Called Rambuteau columns, they were twelve foot tall structures with an alcove carved out in which to relieve oneself. The newly empowered middle classes didn’t like them, however; it was still possible to catch a glimpse of a penis as you walked by. To eliminate these amoral sight lines, the structures were made more and more complex, adding partitions and drainage, until the columns started to resemble small buildings, an architectural design popularly known as “monkey closets.”

 

Only now there existed on the busiest thoroughfares of the city semi-private enclosures where

men would frequently congregate together. The walls, frequently in need of whitewashing, became fertile ground for lewd messages and phallic drawings. The attempt to rid the city of one public nuisance had in fact created the ideal space for another.

 

A sign on the wall of a sauna declaring No Funny Business is not the refusal of gay sex so much as its most fundamental material. Likewise, sex between men at a urinal is less an intrusion into public space than the product of it. A refusal would be to say that sort of thing doesn’t happen here.
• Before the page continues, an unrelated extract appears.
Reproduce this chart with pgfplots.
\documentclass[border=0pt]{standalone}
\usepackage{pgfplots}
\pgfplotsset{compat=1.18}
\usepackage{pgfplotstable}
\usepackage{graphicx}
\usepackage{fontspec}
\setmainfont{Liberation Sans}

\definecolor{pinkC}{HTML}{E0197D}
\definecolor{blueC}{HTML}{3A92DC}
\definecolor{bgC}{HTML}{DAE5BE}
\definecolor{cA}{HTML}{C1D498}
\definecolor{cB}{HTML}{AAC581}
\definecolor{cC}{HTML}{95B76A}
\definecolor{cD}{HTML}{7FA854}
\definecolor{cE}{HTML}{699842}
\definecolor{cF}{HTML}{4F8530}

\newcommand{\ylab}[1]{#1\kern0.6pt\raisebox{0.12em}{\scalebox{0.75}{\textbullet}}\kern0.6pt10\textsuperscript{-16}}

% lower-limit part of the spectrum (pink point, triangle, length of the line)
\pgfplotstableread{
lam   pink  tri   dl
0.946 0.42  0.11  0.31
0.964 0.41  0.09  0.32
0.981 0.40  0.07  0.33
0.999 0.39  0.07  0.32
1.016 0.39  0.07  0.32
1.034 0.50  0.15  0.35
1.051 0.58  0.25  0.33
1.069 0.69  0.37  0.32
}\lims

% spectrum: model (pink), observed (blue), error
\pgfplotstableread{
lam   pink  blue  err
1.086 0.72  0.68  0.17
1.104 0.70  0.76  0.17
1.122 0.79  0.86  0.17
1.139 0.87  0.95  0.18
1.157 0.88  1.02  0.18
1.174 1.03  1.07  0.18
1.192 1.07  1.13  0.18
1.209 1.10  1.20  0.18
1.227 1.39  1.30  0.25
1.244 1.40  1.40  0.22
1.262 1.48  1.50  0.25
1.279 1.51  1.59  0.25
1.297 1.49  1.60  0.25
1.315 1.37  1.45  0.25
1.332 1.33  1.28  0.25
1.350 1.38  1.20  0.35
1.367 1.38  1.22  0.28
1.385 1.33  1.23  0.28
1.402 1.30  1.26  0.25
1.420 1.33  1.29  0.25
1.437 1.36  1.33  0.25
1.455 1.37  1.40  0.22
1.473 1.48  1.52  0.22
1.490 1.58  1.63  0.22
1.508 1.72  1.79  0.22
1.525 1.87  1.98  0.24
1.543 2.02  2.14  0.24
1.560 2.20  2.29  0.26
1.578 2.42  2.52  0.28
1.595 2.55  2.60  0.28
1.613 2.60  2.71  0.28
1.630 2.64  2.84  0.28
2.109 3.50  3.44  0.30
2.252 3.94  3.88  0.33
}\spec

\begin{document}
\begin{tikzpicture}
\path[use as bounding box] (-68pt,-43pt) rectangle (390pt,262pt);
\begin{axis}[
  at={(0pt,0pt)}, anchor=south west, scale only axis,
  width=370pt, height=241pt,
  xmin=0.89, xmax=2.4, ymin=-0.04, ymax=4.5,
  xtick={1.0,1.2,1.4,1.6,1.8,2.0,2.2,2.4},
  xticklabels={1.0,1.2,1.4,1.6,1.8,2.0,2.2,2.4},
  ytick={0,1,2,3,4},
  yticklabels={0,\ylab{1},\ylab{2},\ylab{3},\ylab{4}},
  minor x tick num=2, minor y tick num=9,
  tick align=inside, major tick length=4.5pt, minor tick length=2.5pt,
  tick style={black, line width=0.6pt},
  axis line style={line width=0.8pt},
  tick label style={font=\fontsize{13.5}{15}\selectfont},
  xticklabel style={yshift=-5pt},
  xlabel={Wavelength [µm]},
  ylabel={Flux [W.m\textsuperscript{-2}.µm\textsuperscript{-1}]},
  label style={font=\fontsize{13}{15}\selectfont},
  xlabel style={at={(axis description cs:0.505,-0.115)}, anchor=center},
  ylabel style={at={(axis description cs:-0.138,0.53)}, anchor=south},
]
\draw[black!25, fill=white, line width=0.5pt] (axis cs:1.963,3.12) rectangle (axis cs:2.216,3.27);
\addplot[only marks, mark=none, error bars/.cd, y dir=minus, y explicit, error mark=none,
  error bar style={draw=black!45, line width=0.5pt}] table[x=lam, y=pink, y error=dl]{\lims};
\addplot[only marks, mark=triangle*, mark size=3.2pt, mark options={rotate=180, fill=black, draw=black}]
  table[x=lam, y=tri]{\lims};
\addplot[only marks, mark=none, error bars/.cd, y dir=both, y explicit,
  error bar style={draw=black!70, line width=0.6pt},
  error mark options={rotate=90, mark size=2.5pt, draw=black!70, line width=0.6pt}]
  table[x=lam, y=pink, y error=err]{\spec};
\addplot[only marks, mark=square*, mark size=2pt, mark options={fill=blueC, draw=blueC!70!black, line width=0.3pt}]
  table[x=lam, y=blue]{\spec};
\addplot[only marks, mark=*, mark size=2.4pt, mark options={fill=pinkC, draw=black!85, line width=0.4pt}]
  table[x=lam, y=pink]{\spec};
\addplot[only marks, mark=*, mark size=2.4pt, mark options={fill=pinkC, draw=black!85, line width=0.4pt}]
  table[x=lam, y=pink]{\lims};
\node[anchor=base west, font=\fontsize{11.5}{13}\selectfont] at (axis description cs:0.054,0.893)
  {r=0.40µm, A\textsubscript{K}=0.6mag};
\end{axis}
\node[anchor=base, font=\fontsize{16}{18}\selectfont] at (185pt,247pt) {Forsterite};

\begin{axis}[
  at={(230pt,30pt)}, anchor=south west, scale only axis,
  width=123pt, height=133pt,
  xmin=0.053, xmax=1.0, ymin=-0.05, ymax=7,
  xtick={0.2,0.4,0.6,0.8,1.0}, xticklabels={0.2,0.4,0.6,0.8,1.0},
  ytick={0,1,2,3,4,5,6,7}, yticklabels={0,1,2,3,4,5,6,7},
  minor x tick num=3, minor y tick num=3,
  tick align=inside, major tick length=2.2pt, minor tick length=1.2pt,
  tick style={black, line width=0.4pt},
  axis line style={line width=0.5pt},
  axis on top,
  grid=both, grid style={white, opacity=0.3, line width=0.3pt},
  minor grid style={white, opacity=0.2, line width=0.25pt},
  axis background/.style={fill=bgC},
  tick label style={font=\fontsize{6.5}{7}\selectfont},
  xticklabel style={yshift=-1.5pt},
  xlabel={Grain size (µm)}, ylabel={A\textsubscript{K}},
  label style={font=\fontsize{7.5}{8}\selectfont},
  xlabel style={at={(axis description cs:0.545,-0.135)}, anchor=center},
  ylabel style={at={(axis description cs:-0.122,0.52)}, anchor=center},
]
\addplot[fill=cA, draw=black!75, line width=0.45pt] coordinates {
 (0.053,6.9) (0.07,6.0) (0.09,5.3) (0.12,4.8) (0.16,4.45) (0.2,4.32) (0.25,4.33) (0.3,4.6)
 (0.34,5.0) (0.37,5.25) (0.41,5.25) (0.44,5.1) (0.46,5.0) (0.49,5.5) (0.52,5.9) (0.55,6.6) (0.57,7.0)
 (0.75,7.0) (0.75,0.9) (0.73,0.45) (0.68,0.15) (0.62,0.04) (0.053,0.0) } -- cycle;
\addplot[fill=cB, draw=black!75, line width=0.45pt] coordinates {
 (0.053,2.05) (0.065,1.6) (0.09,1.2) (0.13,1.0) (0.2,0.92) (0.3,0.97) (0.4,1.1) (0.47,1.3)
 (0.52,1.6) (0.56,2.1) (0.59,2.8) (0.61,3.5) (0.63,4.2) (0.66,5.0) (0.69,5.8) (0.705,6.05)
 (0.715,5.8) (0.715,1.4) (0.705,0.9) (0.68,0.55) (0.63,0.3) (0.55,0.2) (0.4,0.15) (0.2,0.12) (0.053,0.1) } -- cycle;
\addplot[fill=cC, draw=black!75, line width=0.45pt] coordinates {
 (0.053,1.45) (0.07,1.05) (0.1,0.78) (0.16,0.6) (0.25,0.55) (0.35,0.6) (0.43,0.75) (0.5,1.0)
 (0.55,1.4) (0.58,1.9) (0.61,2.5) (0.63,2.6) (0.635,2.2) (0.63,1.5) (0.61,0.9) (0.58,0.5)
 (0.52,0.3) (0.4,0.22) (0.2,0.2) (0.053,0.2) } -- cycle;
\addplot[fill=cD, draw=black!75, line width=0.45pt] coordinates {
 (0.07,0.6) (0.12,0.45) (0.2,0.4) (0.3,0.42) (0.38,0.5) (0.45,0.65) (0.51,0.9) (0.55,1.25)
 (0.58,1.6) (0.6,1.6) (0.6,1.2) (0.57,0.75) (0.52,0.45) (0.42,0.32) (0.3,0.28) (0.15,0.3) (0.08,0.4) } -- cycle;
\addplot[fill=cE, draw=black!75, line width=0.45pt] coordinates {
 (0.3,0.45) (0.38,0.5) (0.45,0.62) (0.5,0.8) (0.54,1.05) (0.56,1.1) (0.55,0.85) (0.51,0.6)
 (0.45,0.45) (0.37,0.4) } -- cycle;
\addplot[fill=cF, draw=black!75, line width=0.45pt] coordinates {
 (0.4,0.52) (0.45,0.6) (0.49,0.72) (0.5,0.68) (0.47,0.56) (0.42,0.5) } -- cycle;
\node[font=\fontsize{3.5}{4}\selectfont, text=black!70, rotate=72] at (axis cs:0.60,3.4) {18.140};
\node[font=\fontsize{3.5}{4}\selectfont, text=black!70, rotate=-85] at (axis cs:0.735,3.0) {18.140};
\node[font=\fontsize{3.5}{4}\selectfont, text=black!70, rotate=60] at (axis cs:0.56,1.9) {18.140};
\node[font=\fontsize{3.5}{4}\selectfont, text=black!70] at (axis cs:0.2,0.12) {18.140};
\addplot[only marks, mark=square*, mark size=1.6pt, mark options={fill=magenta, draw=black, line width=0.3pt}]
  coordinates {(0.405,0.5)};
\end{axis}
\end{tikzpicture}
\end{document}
For instance, in the popularity of the phrase “what people do in the privacy of their own homes,” when discussing certain liberal anxieties over the perceived threat towards sexual rights, with the very modern conflation of privacy and home taken for granted. So too is the need to specify public sex as a particular kind of gay preference, a shift from tautology to fetish.

 

Once a certain sexual technology disappears, so too does its attendant desire. In our time of mass technological displacement, desires are born and die off in rapid succession, like a ship of Theseus whose planks of wood are not faithfully reproduced to create an identical ship in reverence to some mythic past but rather improved upon as they are replaced until eventually they form something new–a steamboat, an airplane—which could subsume its purpose.

No longer is it a question of the stability of identity over time but instead the function of identity at all once the desires that underpin it have been lost.